Goofy dreams of flying cars have been a staple of pop futurism since the 1950s at least, but until very recently those dreams were built on the basis of automobiles — and carried a lot of cultural freight associated with them, as if it were merely a matter of adding a third dimension to their mobility. But that dimension coincides with the axis of gravity: what goes up must come down. The idea that flying cars would be sold, owned, and maintained on an individual basis, like cars, implies that we'd soon start seeing the aerial equivalent of beat-up pickups flying around — another staple of sci-fi since the mid-'70s. It won't happen quite like that.
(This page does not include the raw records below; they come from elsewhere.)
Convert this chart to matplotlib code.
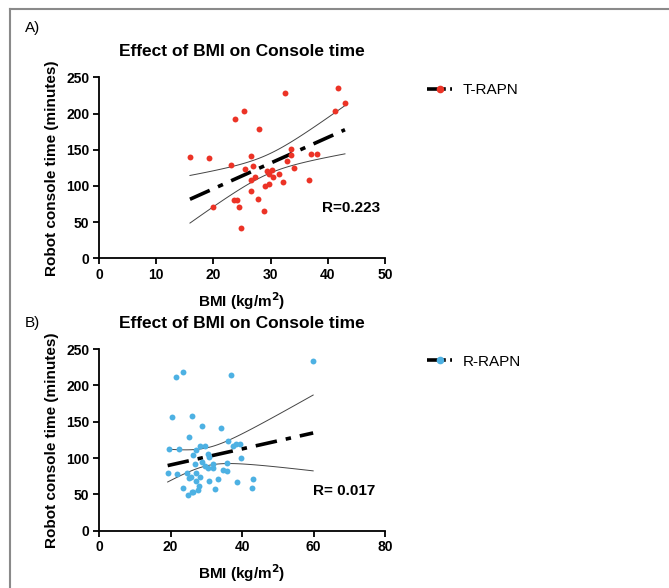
import matplotlib.pyplot as plt
import numpy as np
from matplotlib.lines import Line2D

plt.rcParams['font.family'] = ['Liberation Sans', 'DejaVu Sans']

# A) T-RAPN: BMI vs robot console time
bmi_t = [15.9, 19.3, 20.0, 23.1, 23.7, 25.3, 23.6, 24.1, 24.5, 24.8, 25.6, 26.5, 27.0,
         27.2, 26.5, 26.6, 28.0, 27.8, 28.9, 29.0, 29.4, 29.7, 29.8, 30.2, 30.4, 31.4,
         32.1, 32.5, 32.9, 33.6, 33.6, 34.1, 36.7, 37.1, 38.1, 41.2, 41.8, 43.0]
time_t = [140, 138, 71, 129, 192, 203, 81, 81, 71, 42, 123, 142, 128,
          112, 108, 93, 179, 82, 66, 100, 120, 116, 103, 122, 112, 117,
          106, 229, 135, 151, 143, 125, 108, 144, 144, 204, 235, 215]

# B) R-RAPN
bmi_r = [59.9, 21.6, 23.4, 36.9, 20.4, 25.9, 28.9, 34.2, 25.1, 19.6, 22.5, 36.1, 38.2,
         39.3, 37.5, 28.2, 29.7, 27.1, 30.4, 26.4, 30.8, 39.6, 28.9, 26.9, 29.7, 32.0,
         30.6, 31.8, 35.8, 34.7, 35.7, 19.2, 21.7, 24.7, 27.1, 25.8, 25.3, 27.1, 28.2,
         30.7, 33.3, 38.6, 43.0, 23.4, 28.1, 27.8, 32.4, 25.9, 26.4, 24.8, 42.8]
time_r = [234, 212, 218, 214, 156, 158, 144, 141, 129, 113, 113, 123, 120,
          120, 116, 116, 116, 111, 106, 104, 101, 100, 94, 92, 89, 92,
          86, 86, 93, 83, 82, 80, 78, 79, 80, 74, 73, 69, 74,
          69, 71, 67, 71, 59, 62, 56, 57, 53, 53, 49, 59]

red = '#EC3326'
blue = '#4DB1E3'


def fit_ci(x, y, t=2.02):
    x = np.array(x)
    y = np.array(y)
    n = len(x)
    b, a = np.polyfit(x, y, 1)
    resid = y - (a + b * x)
    s = np.sqrt(np.sum(resid ** 2) / (n - 2))
    xs = np.linspace(x.min(), x.max(), 100)
    ys = a + b * xs
    se = s * np.sqrt(1 / n + (xs - x.mean()) ** 2 / np.sum((x - x.mean()) ** 2))
    return xs, ys, ys - t * se, ys + t * se


def panel(ax, x, y, color, xmax, xticks, label, rtext, rpos):
    xs, ys, lo, hi = fit_ci(x, y)
    ax.plot(xs, hi, color='#444444', lw=0.7)
    ax.plot(xs, lo, color='#444444', lw=0.7)
    ax.plot(xs, ys, color='black', lw=2.6, ls=(0, (6, 2.5, 1.5, 2.5)))
    ax.scatter(x, y, s=18, color=color, zorder=3, linewidths=0)
    ax.set_xlim(0, xmax)
    ax.set_ylim(0, 250)
    ax.set_xticks(xticks)
    ax.set_yticks([0, 50, 100, 150, 200, 250])
    for s in ['top', 'right']:
        ax.spines[s].set_visible(False)
    for s in ['left', 'bottom']:
        ax.spines[s].set_linewidth(1.3)
    ax.tick_params(width=1.3, length=4, labelsize=10, pad=3)
    for lab in ax.get_xticklabels() + ax.get_yticklabels():
        lab.set_fontweight('bold')
    ax.set_title('Effect of BMI on Console time', fontsize=12.5, fontweight='bold', pad=15)
    ax.set_xlabel('BMI (kg/m$^\\mathbf{2}$)', fontsize=11, fontweight='bold', labelpad=6)
    ax.set_ylabel('Robot console time (minutes)', fontsize=11, fontweight='bold', labelpad=5)
    ax.text(rpos[0], rpos[1], rtext, fontsize=11, fontweight='bold', va='center')
    h = Line2D([], [], color='black', lw=2.6, ls=(0, (3, 1.2, 1, 1.2)), marker='o',
               markersize=4.5, markerfacecolor=color, markeredgecolor=color)
    ax.legend([h], [label], loc='upper left', bbox_to_anchor=(1.1, 1.045), frameon=False,
              fontsize=11, handlelength=1.6, handletextpad=0.7)


fig = plt.figure(figsize=(6.69, 5.88), dpi=100)
ax1 = fig.add_axes([0.148, 0.5607, 0.4275, 0.3078])
ax2 = fig.add_axes([0.148, 0.0974, 0.4275, 0.309])

panel(ax1, bmi_t, time_t, red, 50, [0, 10, 20, 30, 40, 50], 'T-RAPN', 'R=0.223', (39, 69))
panel(ax2, bmi_r, time_r, blue, 80, [0, 20, 40, 60, 80], 'R-RAPN', 'R= 0.017', (59.9, 55))

fig.text(25 / 669, 1 - 28 / 588, 'A)', fontsize=11, va='center')
fig.text(25 / 669, 1 - 323 / 588, 'B)', fontsize=11, va='center')

# gray frame at top and left
fig.add_artist(Line2D([10 / 669, 10 / 669], [0, 1 - 9 / 588], color='#8a8a8a', lw=1.5))
fig.add_artist(Line2D([10 / 669, 1], [1 - 9 / 588, 1 - 9 / 588], color='#8a8a8a', lw=1.5))

fig.savefig('out.png', dpi=100)
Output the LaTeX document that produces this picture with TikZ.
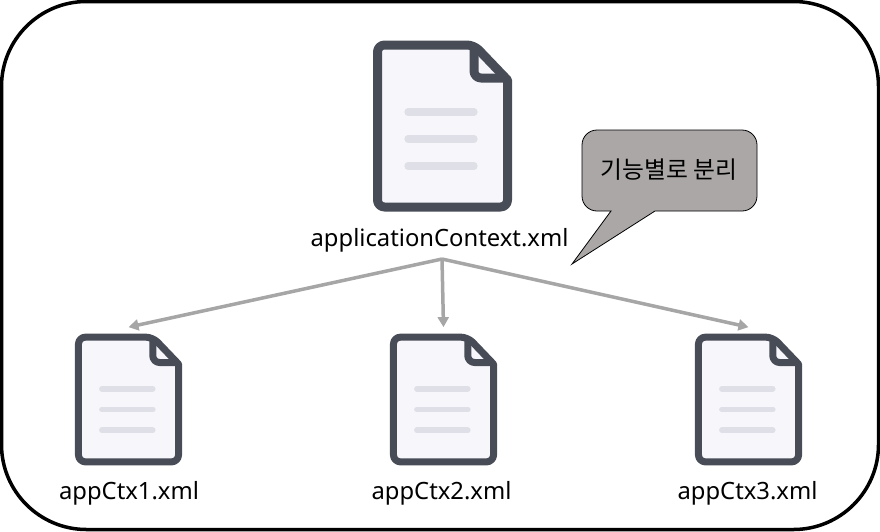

When cars crash the risks are mainly limited to the operators; when planes crash the risks are much more widespread — tons of debris scattered randomly and *literally* out of the blue. That kind of danger to the public would justify banning them, but of course that won't happen. Instead, the risks will be managed in ways you describe well: "massive computation to cope, not just to handle 'hardware flaws', but to make the world inhabitable, or to keep it inhabitable, for civilization to continue."
The various forms of 'autonomization' of driving we're seeing now are the beginnings of that transformation. It'll require fundamentally different relations between operators and vehicles in order to achieve what really matters: new relations between *vehicles*. So, for example, we're seeing semi-cooperative procedures and standards (like Zipcar), mass choreographic coordination (like Waymo), the precaritizing dissolution of 'ownership' (like Uber); GPS-based wayfinding and remora-sensors (everywhere) and the growing specter of remote control by police forces. None of these things is entirely new, but their computational integration is. And as these threads converge, we can begin to see a more likely future in which few if any own, maintain, or even 'drive' a car — we just summon one, tell it our destination, and 'the cloud' does the rest. Not because this realizes some naive dream of a 'frictionless' future, but because the risks of *real* friction anywhere above 50 meters off the ground are too serious. And, in exchange for giving up the autonomy associated with automobiles, we'll get to live.
That's why criticisms of the 'complexity' of increasingly automated and autonomized vehicles are a dead end, or at least limited to two dimensions. I liked it very much when you wrote that "the rise in complexity in itself is not a bad thing"; and, similarly, giving up autonomy is not in itself a *bad* thing. The question is where and how we draw the lines around autonomy. The fact that some cars will fly doesn't mean that every 'personal mobility device' — say, bicycles — needs to be micromanaged by a faceless computational state run amok. Yet that kind of massive, hysterical, categorical drive to control has been a central feature of the rising computational state for decades.
The system that has worked for the last 40 years is reaching the limitsof the complexity it can handle. The externalities produced by the radical reduction of the lived experience to price signals are coming back to haunt the system, which has no way of coping with it. The attempts to put a price on "bads", say in the case of cap'n'trade have failed. And similarly, the attempts to save the climate are failing.
If a category muddles the difference between something that happens on the ground and 15,000 meters in the air, or blurs basic distinctions between a person and a multinational corporation, it's useless. Complexity does that, which is a good reason to start disassembling it. In *every* case, doing so will require historical 'excursions' into densely technical fields.